Javier Fernández Contreras (Granada, 1982) is a Geneva-based architect, architectural theorist, and the head of the Department of Space Design / Interior Architecture at HEAD – Genève. His work explores the relationship between architecture, representation, and media, with a specific focus on the role of interiors in the construction of contemporaneity. Contreras holds a Master’s degree in Architecture and a PhD in Architectural Theory (summa cum laude) from ETSAM at the Polytechnic University of Madrid. In 2015, he was a finalist in the 10th arquia/tesis competition with his PhD dissertation, The Miralles Projection, a seminal research on the use of orthographic projections in the architecture of Enric Miralles.

Contreras is the director of several academic and research programs, including: MAIA (Master of Arts in Interior Architecture), Switzerland’s first MA program in the field, which explores contemporary interiors at the intersection of space, ecology, and media; Scènes de Nuit, a research platform investigating the entanglements between night and architecture, which has been featured at international events such as Milan Design Week and the Design Parade in Toulon; The Interiors of Social Media, a project that examines the integration of digital media, technology, and architecture in shaping social interactions and spatial experiences; and The Future of Humanitarian Design (HUD), a program that explores how space design and political science can jointly address the increasing challenges in humanitarian action, in collaboration with the Geneva Graduate Institute and the University of Copenhagen, and supported by SNSF Sinergia, Switzerland’s most prestigious research funding scheme.

Contreras is the president of the Jury for the 2024 FAD Awards (Thought and Criticism category), Spain and Portugal’s most important prize for architectural theory. He is the author of the books The Miralles Projection (AR+D, 2020), and Manifesto of Interiors: Thinking in the Expanded Media (HEAD – Publishing, 2021; Puente Editores, 2022), which was selected at the XVI BEAU—Spanish Biennial of Architecture and Urbanism.
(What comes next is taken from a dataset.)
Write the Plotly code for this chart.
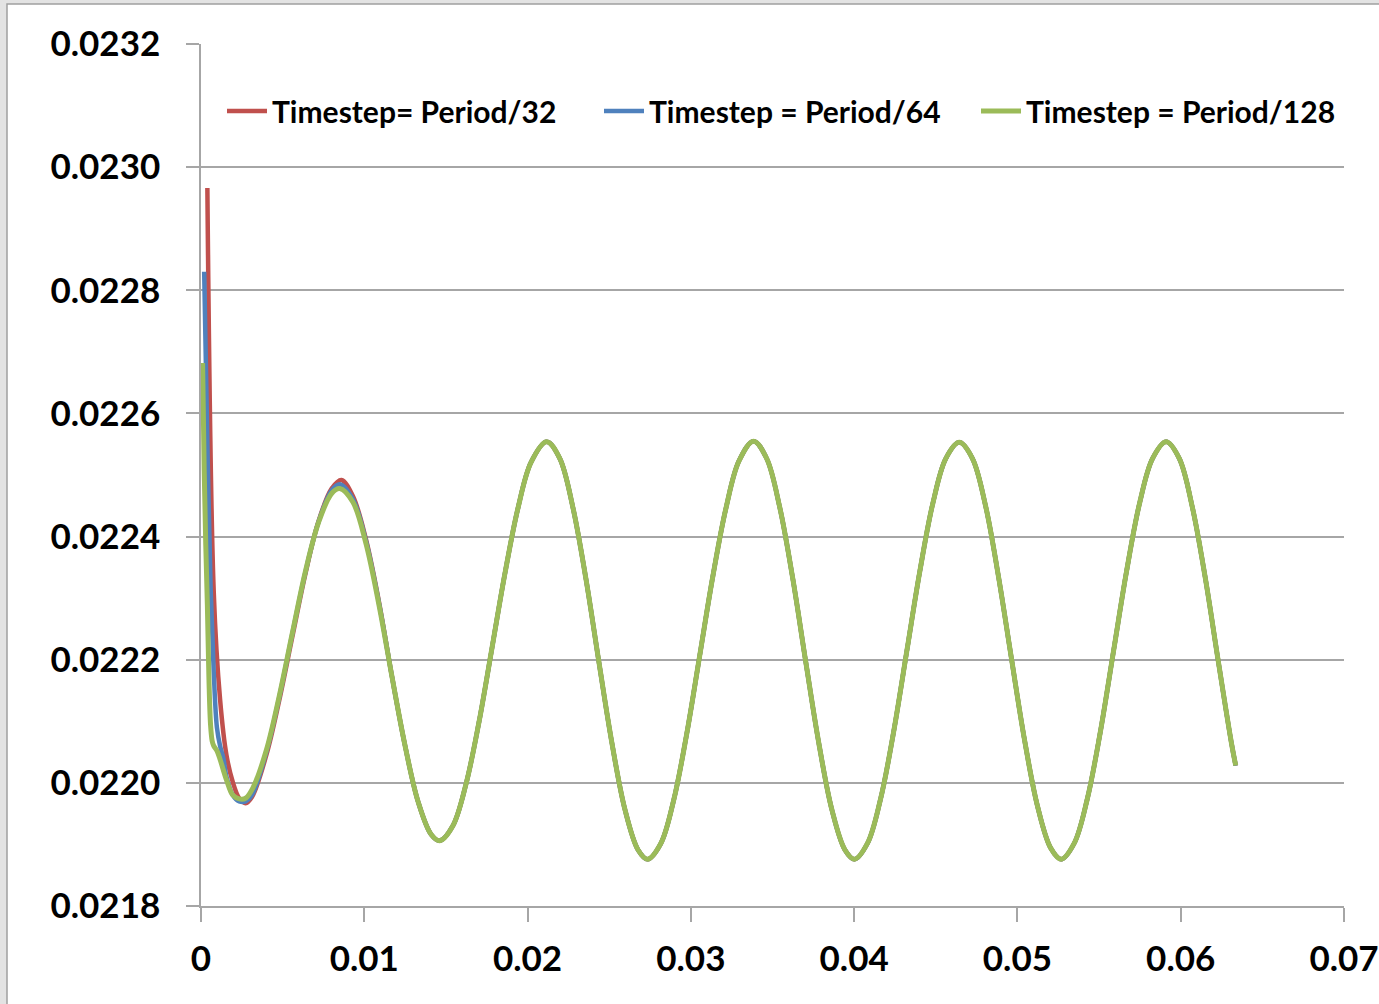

He is the co-editor of Scènes de Nuit: Night & Architecture (Ediciones Asimétricas, 2021), Intimacy Exposed: Toilet, Bathroom, Restroom (Spector Books, 2023), and A Nocturnal History of Architecture (Spector Books, 2024). His essays and projects have been published in a variety of books and journals, including Massilia Annuaire des Études Corbuséennes, KoozArch, Monocle, PLOT, Marie-José Van Hee Architecten, Burning Farm, Superposition, India Mahdavi, Drawing Matter, Bitácora, Chrysalis: The Butterfly Dreamand RADDAR.

His work has earned him prizes in various international competitions, including the Concentrico Architecture and Design Festival with Prismarium (2020), a project that transformed the visual perception of the festival’s pavilion in Logroño; and the curatorial competition for F’AR, forum d’architectures in Lausanne, with the exhibition Scènes de Nuit (2019). With HEAD – Genève, recent projects include 2084: A Diorama of the Future (2024), an architectural performance on the challenges of the post-Anthropocene era, which was presented at Alcova for the 2024 Milan Design Week; Playing Fields (2022), a collaboration with the European Heritage Days and Servette Football Club that won the 2023 FRAME Award (Set Design of the Year); Space Duality (2019), a collaboration with the USM Foundation on the future of virtual reality, which in 2020 won the Red Dot Award (Brands and Communication) and the FRAME Award (Innovation category); and #Looslab (2018), a reinterpretation of Adolf Loos’s American Bar, which in 2019 was nominated for the Design Prize Switzerland.